As a data analyst, I think about data too much. I was driving home from work today and a thought crossed my mind... again. I ponder this too often, but there is so much data that goes uncollected, uncollected, unobserved, and just taken for granted. What could we learn from the seemingly unnecessary pieces of reality that just pass us by. Even if we could collect data in the tremendous quantities that it rolls by us, how would we analyze googles of data - remember, google's a number... . Well, in all honesty, Google is probably in the best position to answer that question.
The first problem to consider comes from a term that I recently learned form Google's chief economist, Hal Varian... data munging. This can be considered data prep also, but I think "munging" is meant to be a more general term - not really sure. This is what gives much of my labor its value. I'll admit, I'm a youngster in the labor force, so I'm still learning and honing my skills, but if data is not formatted, shaped, reshaped, transformed, merged, appended, dropped, sorted, etc., etc. properly then it might as well just pass right by us. This can be the most time consuming part of analyzing data, whatever the data happens to be.
Just as a proposition... could data munging be automated? From a VERY abstract pov, I think this question calls for generalizing a definition of data and the sorts of analysis that are relevant. There are so many ways to look at data. I think the answer is, "sure, if you know the source and it's natural format." But what about new data, like the spawning of a never-before-witnessed black market. There might be ways to collect, munge, and analyze data from current black markets, but how would you generalize that process when a new (unexpected) one shows up.
The black market is only an example, but consider a scenario where every piece of the DGP (Data Generating Process) is observable. First off, this is impossible - we'd spend more time observing than time exists, so... . Anyway, imagine it's so, I'd guess that tools along the lines of anomaly detection would be used. In that sense, we (think we) know how the world is now, and we observe how it changes - pretty simple. I wasn't going anywhere in particular with this, but these are the little frustrations that roll through my mind on a daily basis.
On a completely different note, I'm gonna talk about health care. Not what we should or shouldn't do, but a recent perspective I've had on what's been taking place in washington lately. Sort of porting my thoughts about data to an optimistic viewpoint on healthcare. This first came to mind when I'd thought the dems reform bill was an eventuality, which may not be the case anymore with Scott Brown in the Senate now.
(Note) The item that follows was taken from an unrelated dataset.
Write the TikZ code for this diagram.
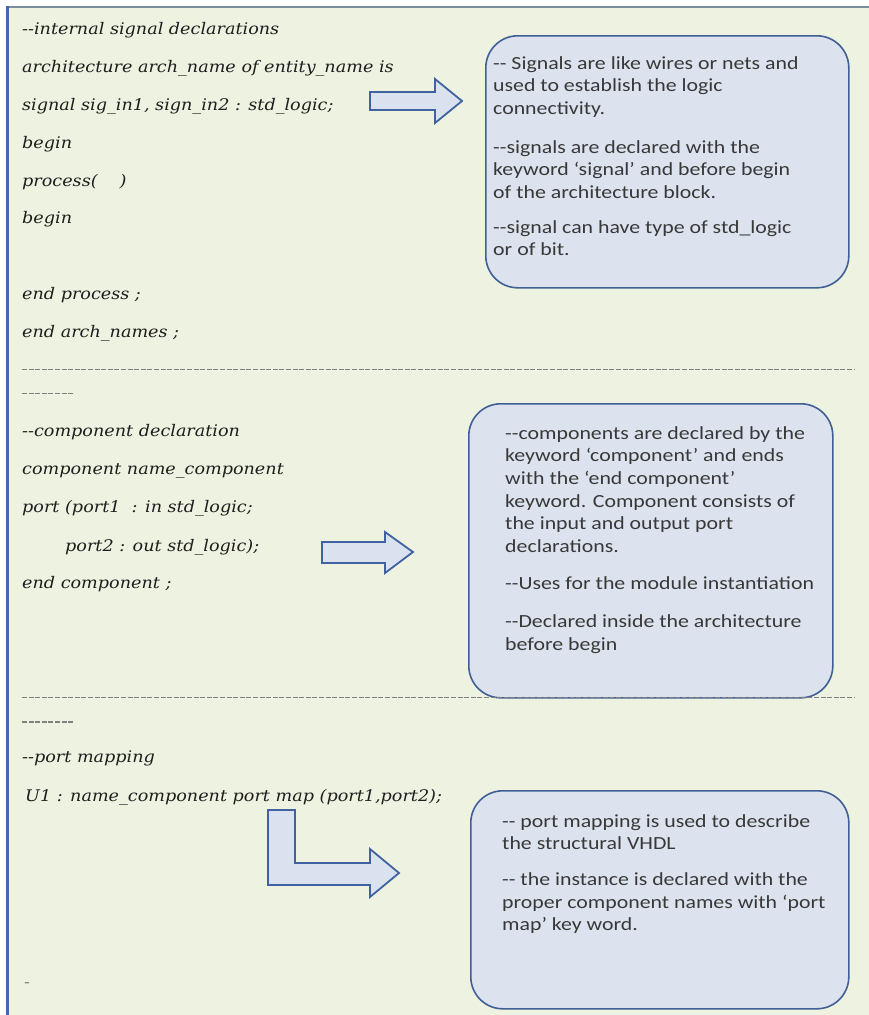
\documentclass[tikz,border=0pt]{standalone}
\usepackage{fontspec}
\setmainfont{Carlito}[FakeStretch=1.18]
\newfontfamily\codefont{DejaVu Serif}[FakeStretch=1.1]
\usetikzlibrary{positioning}

\definecolor{framefill}{HTML}{EEF2E1}
\definecolor{frametop}{HTML}{7A8C9E}
\definecolor{frameleft}{HTML}{4468B0}
\definecolor{boxfill}{HTML}{DCE3EE}
\definecolor{boxdraw}{HTML}{3F5F95}
\definecolor{arrowfill}{HTML}{DAE2F0}
\definecolor{arrowdraw}{HTML}{4062A0}
\definecolor{codegray}{HTML}{1E1E1E}
\definecolor{notegray}{HTML}{383838}

\begin{document}
\begin{tikzpicture}[
    x=1pt, y=-1pt,
    codeline/.style={anchor=west, inner sep=0pt, text height=11pt, text depth=3pt,
      font=\codefont\itshape\fontsize{16}{19}\selectfont, text=codegray},
    notebox/.style={draw=boxdraw, line width=1.6pt, fill=boxfill, rounded corners=32pt},
    notetext/.style={anchor=north west, inner sep=0pt, align=left, text=notegray,
      font=\fontsize{18.5}{22.7}\selectfont},
    blockarrow/.style={draw=arrowdraw, line width=1.8pt, fill=arrowfill, line join=miter},
    sepline/.style={draw=gray, line width=0.8pt, dash pattern=on 5pt off 1.6pt}
  ]
    \useasboundingbox (0,0) rectangle (869,1015);
    % frame
    \fill[framefill] (7,7) rectangle (869,1015);
    \draw[frametop, line width=2pt] (7,7) -- (869,7);
    \draw[frameleft, line width=3pt] (7,6) -- (7,1015);

    % internal signals
    \node[codeline] (sigcomment) at (22,30) {-{}-internal signal declarations};
    \node[codeline] (archline) at (22,68) {architecture arch\_name of entity\_name is};
    \node[codeline] (sigline) at (22,106) {signal sig\_in1, sign\_in2 : std\_logic;};
    \node[codeline] (archbegin) at (22,144) {begin};
    \node[codeline] (procline) at (22,182) {process(\hspace{22pt})};
    \node[codeline] (procbegin) at (22,219) {begin};
    \node[codeline] (procend) at (22,295) {end process ;};
    \node[codeline] (archend) at (22,333) {end arch\_names ;};

    \node[notebox, anchor=north west, minimum width=363pt, minimum height=252pt] (sigbox) at (485,35) {};
    \node[notetext] (sigtext) at (493,56) {-{}- Signals are like wires or nets and\\
      used to establish the logic\\
      connectivity.\\[16pt]
      -{}-signals are declared with the\\
      keyword ‘signal’ and before begin\\
      of the architecture block.\\[12pt]
      -{}-signal can have type of std\_logic\\
      or of bit.};
    \draw[blockarrow] (370,92) -- (435,92) -- (435,79) -- (462,101) -- (435,123)
      -- (435,110) -- (370,110) -- cycle;

    \draw[sepline] (22,369) -- (855,369);
    \draw[sepline] (22,393) -- (73,393);

    % component declaration
    \node[codeline] (compcomment) at (22,432) {-{}-component declaration};
    \node[codeline] (compline) at (22,470) {component name\_component};
    \node[codeline] (portone) at (22,508) {port (port1~ : in std\_logic;};
    \node[codeline] (porttwo) at (65,547) {port2 : out std\_logic);};
    \node[codeline] (compend) at (22,584) {end component ;};

    \node[notebox, anchor=north west, minimum width=364pt, minimum height=294pt] (compbox) at (468,403) {};
    \node[notetext] (comptext) at (505,426) {-{}-components are declared by the\\
      keyword ‘component’ and ends\\
      with the ‘end component’\\
      keyword. Component consists of\\
      the input and output port\\
      declarations.\\[14pt]
      -{}-Uses for the module instantiation\\[16pt]
      -{}-Declared inside the architecture\\
      before begin};
    \draw[blockarrow] (322,542) -- (385,542) -- (385,532) -- (413,552) -- (385,573)
      -- (385,563) -- (322,563) -- cycle;

    \draw[sepline] (22,697) -- (855,697);
    \draw[sepline, line width=1.3pt] (22,722) -- (73,722);

    % port mapping
    \node[codeline] (mapcomment) at (22,758) {-{}-port mapping};
    \node[codeline] (mapline) at (25,797) {U1 : name\_component port map (port1,port2);};
    \node[codeline, text=gray] (tailmark) at (24,983) {-};

    \node[notebox, anchor=north west, minimum width=378pt, minimum height=218pt] (mapbox) at (470,790) {};
    \node[notetext] (maptext) at (502,814) {-{}- port mapping is used to describe\\
      the structural VHDL\\[13pt]
      -{}- the instance is declared with the\\
      proper component names with ‘port\\
      map’ key word.};
    \draw[blockarrow] (268,810) -- (295,810) -- (295,863) -- (370,863) -- (370,849)
      -- (399,873) -- (370,897) -- (370,885) -- (268,885) -- cycle;
  \end{tikzpicture}
\end{document}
Anyway, aside from all the things that I think are inefficient with our current system, I do want Washington to make major changes to it sometime - I don't care if it's a dem or rep bill, just change it... and, I almost don't care what you change as long as it's broad and relatively major. Of course, I have different personal views because in the end it's my pocket I care about.
This is about understanding our health system. Right now we know the rules and how to play the game as it is now. From the perspective of a "social consciousness" (and data) perspective, this is like having a data set of a couple hundred thousand observations - one for each person that plays the game. They each have their own opinions and such. From day to day, the game changes very little. If Washington passes legislation that turns football into rugby (metaphorical), then everyone has to adjust... somehow. Managers can't use the same strategies, players can't either. It's like giving each person one more observation to consider in their data set - thus a couple hundred thousand more observations. Now we have some variation, which was entirely absent before.
My point is that if we all have this second observation in our data sets we can develop a better understanding of what's really important in our health care system. Rather than listening to politicians, economists, opinion leaders, etc. tell us what's important, we can learn first hand. The problem with this is that it costs resources to adapt, whether it's time, money, or stress - it's not necessarily a pleasant approach, but we are sure to learn a lot about our health care system and ourselves. Right now, we think we know what's important, doctors think they know what's important, politicians think they know what's important. We all think we know what's important to play the screwed up game we have right now, but how do we play the game that provides us with the healthiest nation as a whole. No one knows that because we can't figure out the best rules for that game.
No matter what happens with health care, it's in the American psyche now and we'll think about it more regardless. If things do change, pay attention and reform your opinions. Our current system is messy, and any new system will not be an end-all (it may even be messier). But we need to pay attention to the effects that any of these changes will have on our lives, because we won't get the chance to again until we go through another one of these polarizing health care debates.
Pick o' the Post: "On Impulse" by Animals As Leaders on Animals As Leaders
This is Animals As Leaders debut album, and this track is pretty cool. Oddly enough, I really like the techno-ish beat around 1:20 and 2:50. This whole album has, just, amazing guitar work on it. The musicianship reminds me of so many different artists as various times (BTBAM, Guthrie Govan, DT, Meshuggah), but they are very uniquely, Animals As Leaders. Enjoy.